SR 266 begins at an intersection with SR 39 about 2 miles (3.2 km) north of Fort Gaines. SR 39 north leads to George T. Bagby State Park. The route heads northeast through rural parts of Clay County to Clay County Road 43 (Cotton Hill Road). Later on is CR 47 (Shaw Road). Farther to the northeast is CR 44 (Bethel Church Road). After that, the county crosses a corner of Randolph County before re-entering Clay County for a short while. Back in Randolph County, the route heads to Coleman, where it intersects Randolph CR 160 (Hangman Road). Just to the northwest is CR 33 (Chestnut Street), then CR 67 and CR 65 (Hammock Road). Northeast of Coleman is CR 66 (Hammock Road). Then is CR 17 (Mitchell Grove Road). Then, the highway encounters CR 32 (Lee Knighton Road). SR 266 eventually gets to the unincorporated community of Coles, where it intersects Cotton Hill Road (a different one from near the western terminus of SR 266), which leads to the unincorporated community of Days Crossroads. Just before reaching its eastern terminus, an intersection with US 82/SR 50 southwest of Cuthbert, the highway crosses a Central of Georgia Railway line.
There is no section of SR 266 that is included as a part of the National Highway System, a system of routes determined to be the most important for the nation's economy, mobility and defense.

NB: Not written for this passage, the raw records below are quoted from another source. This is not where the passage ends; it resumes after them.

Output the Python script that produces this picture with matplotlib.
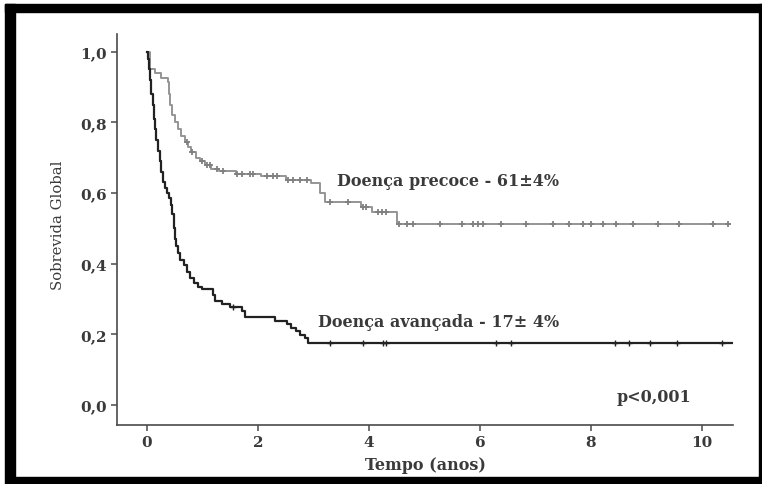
import numpy as np
import matplotlib.pyplot as plt
from matplotlib.patches import Rectangle

### data ###
# Doenca precoce (gray curve): step times (anos) and survival after each step
prec_t = [0.0, 0.05, 0.15, 0.25, 0.38, 0.40, 0.42, 0.45, 0.50, 0.56, 0.62, 0.68, 0.74, 0.80, 0.88,
          0.95, 1.05, 1.15, 1.30, 1.60, 2.05, 2.50, 2.95, 3.12, 3.20, 3.85, 4.05, 4.50, 10.5]
prec_s = [1.0, 0.95, 0.94, 0.925, 0.915, 0.88, 0.85, 0.82, 0.80, 0.78, 0.76, 0.745, 0.73, 0.717, 0.70,
          0.69, 0.68, 0.668, 0.662, 0.655, 0.648, 0.636, 0.628, 0.60, 0.575, 0.56, 0.547, 0.513, 0.513]
prec_cens = [0.72, 0.81, 0.99, 1.08, 1.14, 1.26, 1.37, 1.62, 1.71, 1.86, 1.91, 2.16, 2.27, 2.34, 2.54,
             2.63, 2.76, 2.88, 3.30, 3.62, 3.90, 3.95, 4.16, 4.23, 4.30, 4.54, 4.68, 4.79, 5.28, 5.68,
             5.87, 5.96, 6.05, 6.38, 6.83, 7.32, 7.60, 7.86, 8.00, 8.22, 8.45, 8.76, 9.21, 9.59, 10.2, 10.47]

# Doenca avancada (black curve)
avan_t = [0.0, 0.02, 0.04, 0.06, 0.08, 0.10, 0.12, 0.14, 0.17, 0.20, 0.23, 0.26, 0.29, 0.32, 0.36,
          0.40, 0.44, 0.46, 0.48, 0.50, 0.53, 0.56, 0.60, 0.66, 0.72, 0.78, 0.85, 0.92, 1.00, 1.19,
          1.23, 1.35, 1.50, 1.72, 1.77, 2.30, 2.52, 2.60, 2.68, 2.76, 2.84, 2.90, 10.56]
avan_s = [1.0, 0.98, 0.95, 0.92, 0.88, 0.85, 0.81, 0.78, 0.75, 0.72, 0.69, 0.66, 0.63, 0.615, 0.60,
          0.585, 0.565, 0.54, 0.50, 0.47, 0.45, 0.43, 0.41, 0.395, 0.377, 0.36, 0.345, 0.335, 0.328, 0.31,
          0.295, 0.286, 0.278, 0.265, 0.25, 0.238, 0.228, 0.218, 0.208, 0.198, 0.188, 0.176, 0.176]
avan_cens = [1.55, 3.30, 3.90, 4.25, 4.30, 6.29, 6.56, 8.43, 8.68, 9.06, 9.55, 10.36]

xticks = [0, 2, 4, 6, 8, 10]
yticks = [0.0, 0.2, 0.4, 0.6, 0.8, 1.0]
ylabels = ['0,0', '0,2', '0,4', '0,6', '0,8', '1,0']


def step_value(times, surv, t):
    i = np.searchsorted(times, t, side='right') - 1
    return np.array(surv)[i]


### plot ###
plt.rcParams['font.family'] = 'DejaVu Serif'
txtc = '#3a3a3a'

fig = plt.figure(figsize=(7.62, 4.85), dpi=100)
ax = fig.add_axes([117/762, 59/485, 616/762, 391/485])

ax.plot(prec_t, prec_s, drawstyle='steps-post', color='#959595', lw=1.4)
ax.plot(prec_cens, step_value(prec_t, prec_s, prec_cens), '+', color='#808080', ms=5, mew=1.3)
ax.plot(avan_t, avan_s, drawstyle='steps-post', color='#222222', lw=1.6)
ax.plot(avan_cens, step_value(avan_t, avan_s, avan_cens), '+', color='#222222', ms=5, mew=1.0)

ax.text(3.42, 0.635, u'Doen\u00e7a precoce - 61\u00b14%', fontsize=11.5, fontweight='bold', color=txtc, va='center')
ax.text(3.08, 0.235, u'Doen\u00e7a avan\u00e7ada - 17\u00b1 4%', fontsize=11.5, fontweight='bold', color=txtc, va='center')
ax.text(8.47, 0.023, 'p<0,001', fontsize=11.5, fontweight='bold', color=txtc, va='center')

ax.set_xlim(-0.54, 10.56)
ax.set_ylim(-0.057, 1.05)
ax.set_xticks(xticks)
ax.set_yticks(yticks)
ax.set_yticklabels(ylabels)
for sp in ['top', 'right']:
    ax.spines[sp].set_visible(False)
for sp in ['left', 'bottom']:
    ax.spines[sp].set_color('#4a4a4a')
    ax.spines[sp].set_linewidth(1.2)
ax.tick_params(colors='#4a4a4a', labelcolor=txtc, length=4, width=1.1, labelsize=11)
for lab in ax.get_xticklabels() + ax.get_yticklabels():
    lab.set_fontweight('bold')

ax.set_xlabel('Tempo (anos)', fontsize=11.5, fontweight='bold', color=txtc)
ax.set_ylabel('Sobrevida Global', fontsize=10.6, color=txtc)
ax.xaxis.set_label_coords(0.5, -0.08)
ax.yaxis.set_label_coords(-0.085, 0.514)

# black frame around the picture
for (x0, y0, w, h) in [(5, 5, 10, 473), (5, 5, 757, 8), (759, 5, 3, 480), (5, 478, 757, 7)]:
    fig.patches.append(Rectangle((x0/762, 1 - (y0 + h)/485), w/762, h/485,
                                 transform=fig.transFigure, color='black', zorder=10))

fig.savefig('out.png', dpi=100)
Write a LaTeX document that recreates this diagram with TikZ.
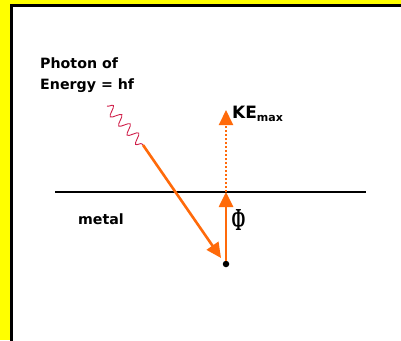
\documentclass[tikz,border=0pt]{standalone}
\usepackage{fontspec}
\setmainfont{DejaVu Sans}
\newfontfamily\phifont{Liberation Serif}
\usepackage{tikz}
\usetikzlibrary{arrows.meta,positioning,decorations.pathmorphing}
\definecolor{panel}{HTML}{FFFF00}
\definecolor{beam}{HTML}{FF6A0A}
\definecolor{wave}{HTML}{D0204A}
\begin{document}
\begin{tikzpicture}[x=1pt,y=-1pt,>={Triangle[length=15pt,width=14pt]},
 lbl/.style={inner sep=0pt,font=\bfseries\fontsize{14.2}{21}\selectfont,align=left},
 ray/.style={->,line width=2.6pt,color=beam},
 free/.style={->,line width=2pt,color=beam,dotted}]
 \useasboundingbox (0,0) rectangle (401,340);
 \clip (0,0) rectangle (401,340);
 \fill[panel] (0,0) rectangle (401,340);
 \draw[line width=3pt,fill=white] (11.5,5.5) rectangle (410,350);
 % surface of the metal
 \draw[line width=2pt] (55,192) coordinate (l) -- (366,192) coordinate (r);
 \node[lbl,anchor=base west] (m) at (78,224) {metal};
 \node[lbl,anchor=north west] (ph) at (40,58) {Photon of\\Energy = hf};
 % electron and its path out
 \node[circle,fill=black,inner sep=0pt,minimum size=6.5pt] (e) at (226,264) {};
 \coordinate (s) at (226,192);
 \coordinate (t) at (226,110);
 \coordinate (p0) at (107,106);
 \coordinate (p1) at (143,145);
 \draw[wave,line width=0.9pt,decorate,decoration={snake,amplitude=5pt,segment length=12.5pt}] (p0) -- (p1);
 \draw[ray] (p1) -- (221,258);
 \draw[ray] (e) -- (s);
 \draw[free] (s) -- (t);
 \node[inner sep=0pt,anchor=base west,font=\bfseries\fontsize{17}{17}\selectfont] (ke) at (232,118) {KE\raisebox{-3pt}{\fontsize{11}{11}\selectfont max}};
 \node[inner sep=0pt,xscale=0.52,font=\phifont\bfseries\fontsize{32}{32}\selectfont] (phi) at (238.5,220) {Φ};
\end{tikzpicture}
\end{document}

SR 266 was established in 1950 along an alignment from Bellville north to Coleman, and then northeast from Coleman to its eastern terminus as it runs today. The section from about Coleman east was paved at this time. By 1952, the entire Bellville-eastern terminus section was paved. By 1975, the road was moved, and paved, to its current alignment, with the former section from Bellville to Coleman being redesignated as Clay County Road 131, Randolph County Road 160, and Randolph County Road 62.